Gabriel Tan Studio diverges from conventional ideas in the design of a show flat at Marina One, creating activity settings that can focus on personalised preferences.
November 16th, 2018
Residential show flats are an important aspect of real estate marketing, providing potential buyers with a three-dimensional experience of a floor plan before they decide upon a purchase. In Singapore, designers are often tasked with dressing up the interiors to not only reflect an aspirational lifestyle of luxury, but to present pragmatic ideas for space usage.
It’s hard to break out of this mould but multidisciplinary designer Gabriel Tan did so in his design of a two-bedroom apartment show unit at Marina One Residences. His design suggests activities and rituals that potential occupants would enjoy.
“We wanted to use this project to show the customer the possibilities and versatility for an alternative usage of space, rather than taking the safe, conventional route of showing a study, children’s room or a second bedroom – things that the customer already knows and expects they can have from this apartment by looking at the floor plan,” he explains.
This strategy begins at the entrance. A small landing depicted on the floor plan as a study nook is instead transformed into a tearoom in the form of a raised timber niche with floor seating. One of the bedrooms is decked out as a library rather than conventionally furnished with a bed and dresser.
In the dining room, a wood panelling feature transitions from flat panels to concave profiles, into which shelves for herbs and small potted plants are placed. The suggestion is that homeowners can cook, work their green fingers and enjoy their meal all in the intimate setting of the dining area.
Explains Tan, “I think that many homeowners and developers are overly concerned by the ‘value’ of property and want to maximise the number of bedrooms – placing sofa beds in the study rooms to show that even tiny spaces can be bedrooms. But I feel that the real value of the property is in how much we can enjoy it according each person’s taste and preference.”
He continues, “Homeowners should configure spaces best suited for their habits and rituals so they can maximise the enjoyment they derive from their new home. Therefore, dedicating a space for tea drinking, for example, shows potential homeowners that they can have a space that is ‘for them’.”
Throughout, the generous use of timber references boating imagery, as inspired by the ocean view. The timber walls in the dining room join to the living room’s light-hearted terrazzo wall embedded with deep blue glass fragments, and an adjacent wall is profiled with curvy timber and gradient-frosted glass panels that borrows natural light from the balcony of the room behind. A curving walnut veneer wall reaches upward behind the master bed – the material and form inspired by yacht cabin interiors.

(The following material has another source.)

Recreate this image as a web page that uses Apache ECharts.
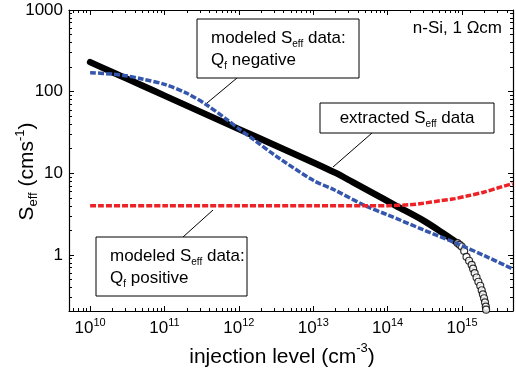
<!DOCTYPE html>
<html>
<head>
<meta charset="utf-8">
<script src="https://cdn.jsdelivr.net/npm/echarts@6/dist/echarts.min.js"></script>
<style>
  html, body { margin: 0; padding: 0; background: #fff; }
  #chart { width: 516px; height: 373px; }
</style>
</head>
<body>
<div id="chart"></div>
<script>
// Effective surface recombination velocity S_eff versus injection level, n-Si 1 Ohm cm.

// Extracted S_eff data (dense part drawn as a thick line)
const extractedN = [1e10, 2e10, 5e10, 1e11, 3e11, 1e12, 3e12, 1e13, 2e13, 3.4e13, 6e13, 1.3e14, 3e14, 5.5e14, 8.7e14];
const extractedS = [230, 173, 119, 89.5, 57, 34.8, 22.2, 13.6, 10.1, 7.8, 5.9, 4.0, 2.65, 1.86, 1.40];

// Extracted S_eff data, sparse tail drawn as open circles
const extractedTailN = [8.7e14, 9.3e14, 9.9e14, 1.07e15, 1.15e15, 1.245e15, 1.35e15, 1.41e15, 1.48e15, 1.57e15, 1.66e15, 1.76e15, 1.84e15, 1.91e15, 1.98e15, 2.04e15, 2.09e15, 2.11e15];
const extractedTailS = [1.40, 1.33, 1.27, 1.12, 0.95, 0.85, 0.755, 0.68, 0.60, 0.53, 0.47, 0.42, 0.37, 0.33, 0.295, 0.263, 0.233, 0.214];

// Modeled S_eff, negative fixed charge
const negativeN = [1e10, 2e10, 3e10, 5e10, 1e11, 2e11, 3.7e11, 7e11, 1e12, 1.6e12, 3e12, 1e13, 1.9e13, 5e13, 1e14, 3e14, 8.3e14, 2e15, 4.8e15];
const negativeS = [171, 164, 157, 143, 123, 95.5, 68.7, 45, 35, 25.7, 16.8, 8.2, 6.3, 4.0, 3.1, 2.04, 1.40, 0.98, 0.675];

// Modeled S_eff, positive fixed charge
const positiveN = [1e10, 1e11, 1e12, 1e13, 5e13, 1e14, 2e14, 3e14, 5e14, 8e14, 1.2e15, 2e15, 3e15, 4.8e15];
const positiveS = [4.0, 4.0, 4.0, 4.0, 4.0, 4.02, 4.12, 4.3, 4.6, 4.9, 5.3, 5.9, 6.6, 7.5];

// Axis ranges and tick labels
const xRange = [5.2e9, 4.85e15];
const yRange = [0.206, 1000];
const xTickExponents = [10, 11, 12, 13, 14, 15];
const yTickValues = [1, 10, 100, 1000];

const FONT = '"Liberation Sans", Arial, Helvetica, sans-serif';
const lg = Math.log10;
const toPairs = (xs, ys) => xs.map((x, i) => [lg(x), lg(ys[i])]);

const xMin = lg(xRange[0]), xMax = lg(xRange[1]);
const yMin = lg(yRange[0]), yMax = lg(yRange[1]);
const xMajor = xTickExponents.slice();
const yMajor = yTickValues.map(lg);

// Positions of the 2..9 minor ticks of each decade inside [lo, hi]
function minorTicks(lo, hi) {
  const out = [];
  for (let e = Math.floor(lo); e <= Math.ceil(hi); e++) {
    for (let k = 2; k <= 9; k++) {
      const v = e + lg(k);
      if (v >= lo && v <= hi) out.push(v);
    }
  }
  return out;
}
const xMinor = minorTicks(xMin, xMax);
const yMinor = minorTicks(yMin, yMax);

const black = '#000';
const tickLine = { color: black, width: 1 };

function axis(position, lo, hi, ticks, len, lineShown, label) {
  return {
    type: 'value',
    position: position,
    min: lo,
    max: hi,
    axisLine: { show: lineShown, onZero: false, lineStyle: { color: black, width: 1.2 } },
    axisTick: { show: true, inside: true, length: len, customValues: ticks, lineStyle: tickLine },
    axisLabel: label || { show: false },
    splitLine: { show: false },
    minorTick: { show: false },
    axisPointer: { show: false }
  };
}

const xLabel = {
  show: true,
  customValues: xMajor,
  margin: 6,
  formatter: v => '{b|10}{s|' + Math.round(v) + '}',
  rich: {
    b: { fontSize: 17, fontFamily: FONT, color: black, lineHeight: 20, verticalAlign: 'bottom' },
    s: { fontSize: 11, fontFamily: FONT, color: black, lineHeight: 8, verticalAlign: 'top' }
  }
};
const yLabel = {
  show: true,
  customValues: yMajor,
  margin: 6,
  fontSize: 17,
  fontFamily: FONT,
  color: black,
  formatter: v => String(Math.round(Math.pow(10, v)))
};

const xMain = axis('bottom', xMin, xMax, xMajor, 5, true, xLabel);
xMain.name = '{m|injection level (cm}{s|-3}{m|)}';
xMain.nameLocation = 'middle';
xMain.nameGap = 31;
xMain.nameMoveOverlap = false;
xMain.nameTextStyle = {
  padding: [0, 18, 0, 0],
  rich: {
    m: { fontSize: 21, fontFamily: FONT, color: black, lineHeight: 26, verticalAlign: 'bottom' },
    s: { fontSize: 13, fontFamily: FONT, color: black, lineHeight: 12, verticalAlign: 'top' }
  }
};

const yMain = axis('left', yMin, yMax, yMajor, 5, true, yLabel);
yMain.name = '{m|S}{d|eff}{m| (cms}{s|-1}{m|)}';
yMain.nameLocation = 'middle';
yMain.nameGap = 29;
yMain.nameMoveOverlap = false;
yMain.nameTextStyle = {
  padding: [0, 22, 0, 0],
  rich: {
    m: { fontSize: 21, fontFamily: FONT, color: black, lineHeight: 26, verticalAlign: 'middle' },
    d: { fontSize: 13, fontFamily: FONT, color: black, lineHeight: 8, verticalAlign: 'bottom' },
    s: { fontSize: 13, fontFamily: FONT, color: black, lineHeight: 12, verticalAlign: 'top' }
  }
};

const boxRich = {
  m: { fontSize: 17, fontFamily: FONT, color: black, lineHeight: 22, verticalAlign: 'middle' },
  d: { fontSize: 10, fontFamily: FONT, color: black, lineHeight: 8, verticalAlign: 'bottom' }
};

function box(x, y, w, h) {
  return { type: 'rect', z: 100, shape: { x: x, y: y, width: w, height: h },
           style: { fill: '#fff', stroke: black, lineWidth: 1 } };
}
function note(x, y, text, align) {
  return { type: 'text', z: 101, x: x, y: y,
           style: { text: text, rich: boxRich, align: align || 'left', verticalAlign: 'middle', fill: black } };
}
function leader(x1, y1, x2, y2) {
  return { type: 'line', z: 99, shape: { x1: x1, y1: y1, x2: x2, y2: y2 },
           style: { stroke: black, lineWidth: 1 } };
}

const option = {
  animation: false,
  backgroundColor: '#fff',
  grid: { left: 69, right: 3, top: 10, bottom: 62, containLabel: false, outerBoundsMode: 'none' },
  xAxis: [
    xMain,
    axis('bottom', xMin, xMax, xMinor, 3, false),
    axis('top', xMin, xMax, xMajor, 5, true),
    axis('top', xMin, xMax, xMinor, 3, false)
  ],
  yAxis: [
    yMain,
    axis('left', yMin, yMax, yMinor, 3, false),
    axis('right', yMin, yMax, yMajor, 5, true),
    axis('right', yMin, yMax, yMinor, 3, false)
  ],
  series: [
    {
      name: 'extracted S_eff data',
      type: 'line',
      data: toPairs(extractedN, extractedS),
      symbol: 'none',
      smooth: 0.3,
      lineStyle: { color: black, width: 6.5, cap: 'round', join: 'round' },
      z: 3
    },
    {
      name: 'extracted S_eff data (tail)',
      type: 'scatter',
      data: toPairs(extractedTailN, extractedTailS),
      symbol: 'circle',
      symbolSize: 7,
      itemStyle: { color: '#fff', borderColor: black, borderWidth: 1.2 },
      z: 3
    },
    {
      name: 'modeled S_eff data: Q_f negative',
      type: 'line',
      data: toPairs(negativeN, negativeS),
      symbol: 'none',
      smooth: 0.3,
      lineStyle: { color: '#3556ad', width: 3.5, type: [6, 2] },
      z: 4
    },
    {
      name: 'modeled S_eff data: Q_f positive',
      type: 'line',
      data: toPairs(positiveN, positiveS),
      symbol: 'none',
      smooth: 0.3,
      lineStyle: { color: '#ec2227', width: 3.5, type: [6, 2] },
      z: 5
    }
  ],
  graphic: [
    box(197, 19, 162, 59),
    note(211, 49, '{m|modeled S}{d|eff}{m| data:}\n{m|Q}{d|f}{m| negative}'),
    leader(237, 78, 207, 103),
    box(320, 103, 174, 30),
    note(407, 118, '{m|extracted S}{d|eff}{m| data}', 'center'),
    leader(372, 133, 333, 167),
    box(96, 237, 151, 59),
    note(110, 267, '{m|modeled S}{d|eff}{m| data:}\n{m|Q}{d|f}{m| positive}'),
    leader(183, 237, 213, 210),
    { type: 'text', z: 101, x: 502, y: 28,
      style: { text: 'n-Si, 1 \u03A9cm', font: '17px ' + FONT, fill: black, align: 'right', verticalAlign: 'middle' } }
  ]
};

const chart = echarts.init(document.getElementById('chart'), null, { renderer: 'canvas' });
chart.setOption(option);
</script>
</body>
</html>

This sinuous language continues into the furniture pieces, many of which were created by Tan especially for this project. There is an olive-shaped dining table enabling chairs to be facing slightly toward each other to facilitate eye contact and conversations; a sculptural media console and bookshelves in the living and library; armchairs in the study detailed with wooden structures referencing boat keels; rounded outdoor chairs and coffee tables; and a dresser in the master bedroom with a detached round mirror that enables it to be placed against the floor-to-ceiling windows.
“We love to design bespoke furniture in our interior projects as a starting point for products that could potentially be mass produced. By testing them in real environments, we see how they react to spaces and people, before tweaking them for mass production,” Tan ruminates.
It’s an ideal situation. Show flats after all are the perfect test beds for creativity, and here, Tan pushes the boundaries of both the show-flat typology as well as his own product design ingenuity.